At the end of June 2021, states had not cleared accumulated subsidies worth Rs 71,865 crore — meant for certain consumer categories (including households and farmers) but routed via the power distribution companies (discoms).
According to experts, industrial and commercial electricity consumers across the country pay around Rs 80,000-crore cross-subsidy, as they pay higher power tariffs to partly compensate the under-recoveries discoms suffer on account of providing power at cheaper rates to domestic and agricultural consumers. Of course, a larger part of the subsidies is borne by state governments and these were to the tune of Rs 1.1 lakh crore in FY20. To improve the finances of the discoms, the power ministry has said that funding under the Rs 3-lakh-crore discom revival scheme, approved by the Cabinet in June 2021, is contingent on the state governments concerned agreeing to pay subsidies on time.

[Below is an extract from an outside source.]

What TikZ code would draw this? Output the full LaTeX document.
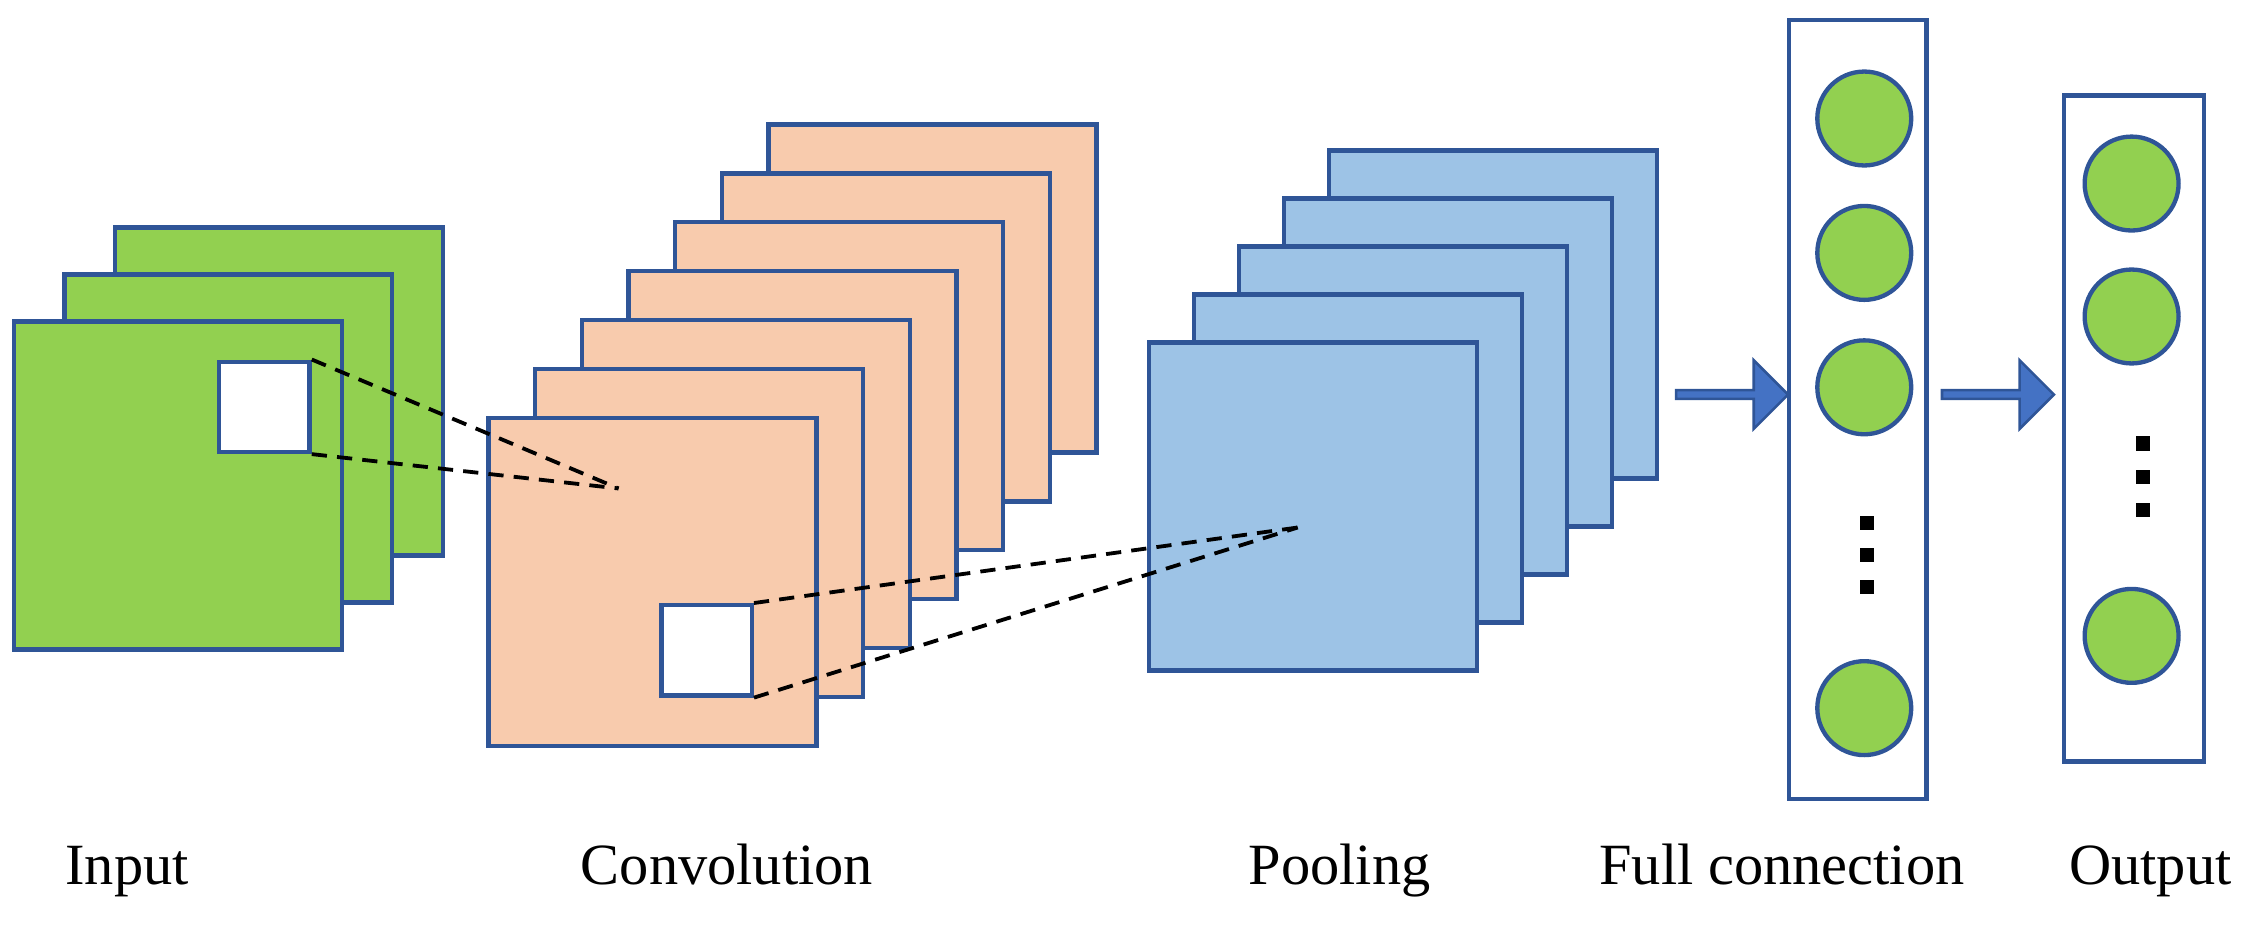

The scheme also requires the discoms to conduct regular energy accounting to ascertain the exact amount of subsidy to be received from state governments.
Out of the estimated central budgetary support of Rs 97,631 crore for the new discom revival scheme, around Rs 23,000 crore has been earmarked for the installation of 25 crore smart prepaid meters across the country by 2025. The total outlay for smart-metering under the scheme is Rs 1.5 lakh crore, of which the Centre will provide Rs 900 per meter to the discoms. States which are able to install smart prepaid meters before December 2023 will also be eligible for an additional incentive of Rs 450 per meter. As in July 2021-end, about 25.2 lakh smart meters had been installed across the nation, and around 81 lakh smart meters were at different stages of implementation.
Prepaid electricity meters are seen to be a major tool to aid the efforts of discoms to cut pilferage, and reduced their gap between the cost of power supply and revenue realised by ensuring timely payments from consumers. Speaking at the same event, Alok Kumar, secretary, ministry of power, said that the shortage of chips in the international market has impacted the programme and against the order awarded to install one crore smart meters, the target of only 36 lakh meters has been achieved. Kumar said that the component supply shortage would be addressed in the next 3-4 months.